El animal era mucho más grande que lo imaginado.

Una bola monumental, repleta de placas durísimas y con una cola de más de dos metros de largo, que terminaba en un muñón óseo semejante a dos testículos petrificados. Sus ojos, que parecían diminutos en relación con el resto del cuerpo, se fijaron sobre la patética estampa de Marita Covarrubias, parapetada a menos de seis metros, con la carabina en alto y conteniendo la respiración por la sorpresa.

Entonces, con un movimiento de cola, medido y exacto, el muñón terminal del rabo chocó contra la espalda de Ahumado, en el instante mismo en que trataba de reincorporarse.

Una vez más, el español salió expulsado hacia delante.

Su cuerpo impactó contra el de Marita y ambos rodaron por el suelo.

El gliptodonte avanzó hacia ellos, sacudiendo su armadura como si fuera una campana y se paró sobre sus patas traseras, justo cuando estaba a punto de pisarlos.

Marita martilló el arma. Un fogonazo salió por la punta de la escopeta y la bestia lanzó un rugido aterrador.

El tiro le dio en uno de sus costados. Una porción de la coraza de desprendió y cayó en la arena. El animal titubeó conservando su posición vertical.

Le ha dolido, pensó la Covarrubias.

Entonces, la fiera tambaleó todo su cuerpo y se desplomó hacia la izquierda. Movió sus patas con espasmos indescifrables y, enceguecida, encaró en dirección al mar,

Marita trastabilló al querer pararse. Recargó la escopeta y alcanzó a descargarle un último disparo en las grupas, antes de que el océano se lo devorara.
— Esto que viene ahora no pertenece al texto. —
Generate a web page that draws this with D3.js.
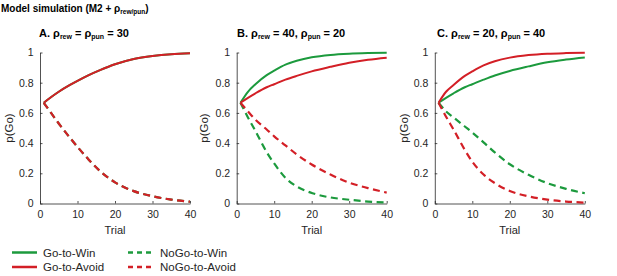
<!DOCTYPE html>
<html>
<head>
<meta charset="utf-8">
<script src="https://cdn.jsdelivr.net/npm/d3@7"></script>
<style>
    body { margin: 0; background: #fff; }
    svg { font-family: "Liberation Sans", Arial, sans-serif; }
    .axis path, .axis line { stroke: #262626; stroke-width: 0.8; }
    .axis text { fill: #262626; font-size: 10.5px; }
</style>
</head>
<body>
<div id="chart"></div>
<script>
// Data
const trials = [1, 3, 5, 8, 10, 13, 16, 20, 25, 30, 35, 40];
const xTicks = [0, 10, 20, 30, 40];
const yTicks = [0, 0.2, 0.4, 0.6, 0.8, 1];

const panelLetters = ["A.", "B.", "C."];
const rhoRew = [30, 40, 20];
const rhoPun = [30, 20, 40];

const seriesNames = ["Go-to-Win", "Go-to-Avoid", "NoGo-to-Win", "NoGo-to-Avoid"];
const seriesColors = ["#1c9a3d", "#d31f26", "#1c9a3d", "#d31f26"];
const seriesDashed = [false, false, true, true];

// Panel A (same rates: green lies under red)
const aGoWin      = [0.667, 0.705, 0.740, 0.785, 0.812, 0.850, 0.883, 0.922, 0.957, 0.977, 0.989, 0.995];
const aGoAvoid    = [0.667, 0.705, 0.740, 0.785, 0.812, 0.850, 0.883, 0.922, 0.957, 0.977, 0.989, 0.995];
const aNoGoWin    = [0.667, 0.598, 0.530, 0.435, 0.375, 0.290, 0.215, 0.140, 0.082, 0.048, 0.026, 0.012];
const aNoGoAvoid  = [0.667, 0.598, 0.530, 0.435, 0.375, 0.290, 0.215, 0.140, 0.082, 0.048, 0.026, 0.012];

// Panel B
const bGoWin      = [0.667, 0.740, 0.790, 0.850, 0.880, 0.920, 0.945, 0.968, 0.984, 0.992, 0.996, 0.998];
const bGoAvoid    = [0.667, 0.700, 0.730, 0.770, 0.790, 0.820, 0.845, 0.875, 0.905, 0.932, 0.952, 0.966];
const bNoGoWin    = [0.667, 0.570, 0.480, 0.340, 0.265, 0.170, 0.113, 0.070, 0.040, 0.025, 0.013, 0.006];
const bNoGoAvoid  = [0.667, 0.610, 0.555, 0.490, 0.445, 0.385, 0.325, 0.258, 0.192, 0.138, 0.102, 0.072];

// Panel C
const cGoWin      = [0.667, 0.700, 0.730, 0.770, 0.790, 0.820, 0.848, 0.878, 0.908, 0.935, 0.953, 0.967];
const cGoAvoid    = [0.667, 0.740, 0.785, 0.845, 0.875, 0.915, 0.942, 0.966, 0.983, 0.992, 0.996, 0.998];
const cNoGoWin    = [0.667, 0.610, 0.570, 0.510, 0.470, 0.405, 0.338, 0.260, 0.190, 0.135, 0.097, 0.068];
const cNoGoAvoid  = [0.667, 0.575, 0.490, 0.355, 0.277, 0.192, 0.135, 0.083, 0.047, 0.026, 0.013, 0.006];

const panelSeries = [
    [aGoWin, aGoAvoid, aNoGoWin, aNoGoAvoid],
    [bGoWin, bGoAvoid, bNoGoWin, bNoGoAvoid],
    [cGoWin, cGoAvoid, cNoGoWin, cNoGoAvoid]
];

function createChart() {
    const W = 617, H = 276;
    const panelLeft = [40, 236.7, 434.8];
    const plotW = 150;
    const yTop = 52.5, yBottom = 203.5;

    const svg = d3.select("#chart")
        .append("svg")
        .attr("width", W)
        .attr("height", H);

    // Main title
    const title = svg.append("text")
        .attr("x", 1)
        .attr("y", 12)
        .style("font-size", "10px")
        .style("font-weight", "bold")
        .attr("fill", "#000");
    title.append("tspan").text("Model simulation (M2 + ρ");
    title.append("tspan").attr("dy", 2).style("font-size", "6.5px").text("rew/pun");
    title.append("tspan").attr("dy", -2).text(")");

    const y = d3.scaleLinear().domain([0, 1]).range([yBottom, yTop]);

    panelLetters.forEach((letter, i) => {
        const x = d3.scaleLinear()
            .domain([0, 40])
            .range([panelLeft[i], panelLeft[i] + plotW]);

        const g = svg.append("g");

        // Axes
        g.append("g")
            .attr("class", "axis")
            .attr("transform", `translate(0,${yBottom})`)
            .call(d3.axisBottom(x).tickValues(xTicks).tickSizeInner(-2.5).tickSizeOuter(0).tickPadding(7));

        g.append("g")
            .attr("class", "axis")
            .attr("transform", `translate(${panelLeft[i]},0)`)
            .call(d3.axisLeft(y).tickValues(yTicks).tickSizeInner(-2.5).tickSizeOuter(0).tickPadding(6.5)
                .tickFormat(d => d === 0 || d === 1 ? d3.format("d")(d) : d3.format(".1f")(d)));

        g.selectAll(".axis").attr("font-size", null).attr("font-family", null);

        // Axis labels
        g.append("text")
            .attr("x", panelLeft[i] + plotW / 2)
            .attr("y", 234)
            .attr("text-anchor", "middle")
            .style("font-size", "11px")
            .attr("fill", "#262626")
            .text("Trial");

        const ylabX = [12.5, 207.5, 407.5][i];
        g.append("text")
            .attr("transform", `translate(${ylabX},${(yTop + yBottom) / 2}) rotate(-90)`)
            .attr("text-anchor", "middle")
            .style("font-size", "11.5px")
            .attr("fill", "#262626")
            .text("p(Go)");

        // Panel title
        const pt = g.append("text")
            .attr("x", [39, 237, 437][i])
            .attr("y", 37)
            .style("font-size", "11px")
            .style("font-weight", "bold")
            .attr("fill", "#000");
        pt.append("tspan").text(letter + " ρ");
        pt.append("tspan").attr("dy", 2).style("font-size", "7px").text("rew");
        if (i === 0) {
            pt.append("tspan").attr("dy", -2).text(" = ρ");
            pt.append("tspan").attr("dy", 2).style("font-size", "7px").text("pun");
            pt.append("tspan").attr("dy", -2).text(" = " + rhoRew[i]);
        } else {
            pt.append("tspan").attr("dy", -2).text(" = " + rhoRew[i] + ", ρ");
            pt.append("tspan").attr("dy", 2).style("font-size", "7px").text("pun");
            pt.append("tspan").attr("dy", -2).text(" = " + rhoPun[i]);
        }

        // Lines
        const line = d3.line()
            .x((d, k) => x(trials[k]))
            .y(d => y(d))
            .curve(d3.curveMonotoneX);

        const order = [2, 3, 0, 1];
        order.forEach(s => {
            g.append("path")
                .datum(panelSeries[i][s])
                .attr("d", line)
                .attr("fill", "none")
                .attr("stroke", seriesColors[s])
                .attr("stroke-width", seriesDashed[s] ? 2.2 : 2)
                .attr("stroke-dasharray", seriesDashed[s] ? "7,4.5" : null);
        });
    });

    // Legend
    const legX = [12, 128];
    const legY = [252.5, 267];
    seriesNames.forEach((name, s) => {
        const col = s < 2 ? 0 : 1;
        const row = s % 2;
        const lg = svg.append("g")
            .attr("transform", `translate(${legX[col]},${legY[row]})`);
        lg.append("line")
            .attr("x1", 0).attr("x2", 25)
            .attr("y1", 0).attr("y2", 0)
            .attr("stroke", seriesColors[s])
            .attr("stroke-width", 2.5)
            .attr("stroke-dasharray", seriesDashed[s] ? "5,4" : null);
        lg.append("text")
            .attr("x", col === 0 ? 31 : 32)
            .attr("y", 4)
            .style("font-size", "11.5px")
            .attr("fill", "#262626")
            .text(name);
    });
}

createChart();
</script>
</body>
</html>
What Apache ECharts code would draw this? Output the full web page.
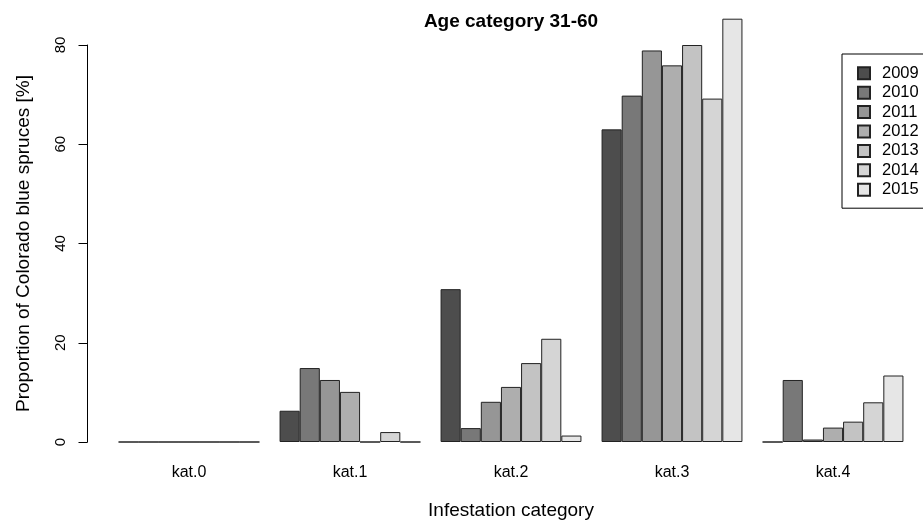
<!DOCTYPE html>
<html>
<head>
<meta charset="utf-8">
<title>Age category 31-60</title>
<script src="https://cdn.jsdelivr.net/npm/echarts@6/dist/echarts.min.js"></script>
<style>
  html, body { margin: 0; padding: 0; background: #fff; }
  #chart { width: 923px; height: 520px; }
</style>
</head>
<body>
<div id="chart"></div>
<script>
// Infestation categories on the x axis
const categories = ['kat.0', 'kat.1', 'kat.2', 'kat.3', 'kat.4'];
// Survey years, one bar per year in each category
const years = ['2009', '2010', '2011', '2012', '2013', '2014', '2015'];
// Share of trees (%) per category, one array per year
const y2009 = [0, 6.3, 30.8, 63.0, 0];
const y2010 = [0, 14.9, 2.8, 69.8, 12.5];
const y2011 = [0, 12.5, 8.1, 78.9, 0.5];
const y2012 = [0, 10.1, 11.1, 75.9, 2.9];
const y2013 = [0, 0, 15.9, 80.0, 4.1];
const y2014 = [0, 2.0, 20.8, 69.2, 8.0];
const y2015 = [0, 0, 1.3, 85.3, 13.4];
const yearValues = [y2009, y2010, y2011, y2012, y2013, y2014, y2015];
// Grey ramp from dark to light
const greys = ['#4d4d4d', '#787878', '#969696', '#aeaeae', '#c3c3c3', '#d5d5d5', '#e6e6e6'];
// Value axis ticks
const yTicks = [0, 20, 40, 60, 80];

const FONT = '"Liberation Sans", Arial, Helvetica, sans-serif';

const chart = echarts.init(document.getElementById('chart'), null, { renderer: 'canvas' });

const series = years.map((yr, i) => ({
  name: yr,
  type: 'bar',
  data: yearValues[i],
  barGap: '0%',
  barCategoryGap: '12.5%',
  clip: false,
  itemStyle: { color: greys[i], borderColor: '#222', borderWidth: 1 },
  emphasis: { disabled: true },
  animation: false
}));

chart.setOption({
  animation: false,
  backgroundColor: '#fff',
  textStyle: { fontFamily: FONT },
  title: {
    text: 'Age category 31-60',
    left: 511,
    top: 12,
    padding: 0,
    textAlign: 'center',
    textStyle: { fontFamily: FONT, fontSize: 19, fontWeight: 'bold', color: '#000' }
  },
  legend: {
    data: years,
    orient: 'vertical',
    left: 842,
    top: 54,
    padding: [10.8, 20, 10, 15],
    itemWidth: 12,
    itemHeight: 12,
    itemGap: 2.4,
    icon: 'rect',
    borderColor: '#000',
    borderWidth: 1,
    backgroundColor: '#fff',
    selectedMode: false,
    textStyle: { fontFamily: FONT, fontSize: 16.5, color: '#000', padding: [0, 0, 0, 7] }
  },
  grid: { left: 108.5, right: 9.5, top: 45, bottom: 78, containLabel: false, outerBoundsMode: 'none' },
  xAxis: {
    type: 'category',
    data: categories,
    name: 'Infestation category',
    nameLocation: 'middle',
    nameGap: 59,
    nameTextStyle: { fontFamily: FONT, fontSize: 19, color: '#000' },
    axisLine: { show: false },
    axisTick: { show: false },
    axisLabel: { fontFamily: FONT, fontSize: 16, color: '#000', margin: 23 },
    splitLine: { show: false }
  },
  yAxis: {
    type: 'value',
    min: yTicks[0],
    max: yTicks[yTicks.length - 1],
    interval: 20,
    offset: 21,
    name: 'Proportion of Colorado blue spruces [%]',
    nameLocation: 'middle',
    nameGap: 54,
    nameTextStyle: { fontFamily: FONT, fontSize: 19, color: '#000' },
    axisLine: { show: true, lineStyle: { color: '#000', width: 1 } },
    axisTick: { show: true, length: 9, lineStyle: { color: '#000', width: 1 } },
    axisLabel: { fontFamily: FONT, fontSize: 15, color: '#000', rotate: 90, margin: 19 },
    splitLine: { show: false }
  },
  series: series
});
</script>
</body>
</html>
Diez segundos después, la paz volvió a señorear.

 

 

Tres meses le llevó a Ahumado recuperarse de las fracturas múltiples que sufriera en la cadera, debiendo ser trasladado y hospitalizado en Buenos Aires.

Su historia fue creía a medias. Ni siquiera los testimonios de los policías presentes, o el de Marita Covarrubias, fueron suficientes para que el comisario escribiera en su informe final los hechos tal como habían sucedido.

La Covarrubias no insistió. Catorce meses después del extraño evento viajó a Europa, muriendo de un infarto en París, sólo unos días antes de que el Teatro Colón se inaugurara en Mar del Plata.

Manuel Carrera, en ausencia de su socio, consiguió ascender a la presidencia de la Sociedad Española de Socorros Mutuos, permaneciendo en el puesto hasta el año 1930, fecha en el que también él murió.

En cuanto a los pocos restos que habían quedado del gliptodonte, desperdigados en la playa popular, durante años subsistieron alojados en una caja de madera de la comisaría, sin que nadie les prestara atención alguna. Recién a principios de la década de 1970, un oficial de guardia —estudiante de biología— reconoció la relativa importancia de las piezas y las remitió al Museo de Ciencias Naturales que se levanta en la Plaza España.

Y allí reposan hasta hoy. Acumulando polvo y preguntas que jamás serán respondidas por nadie.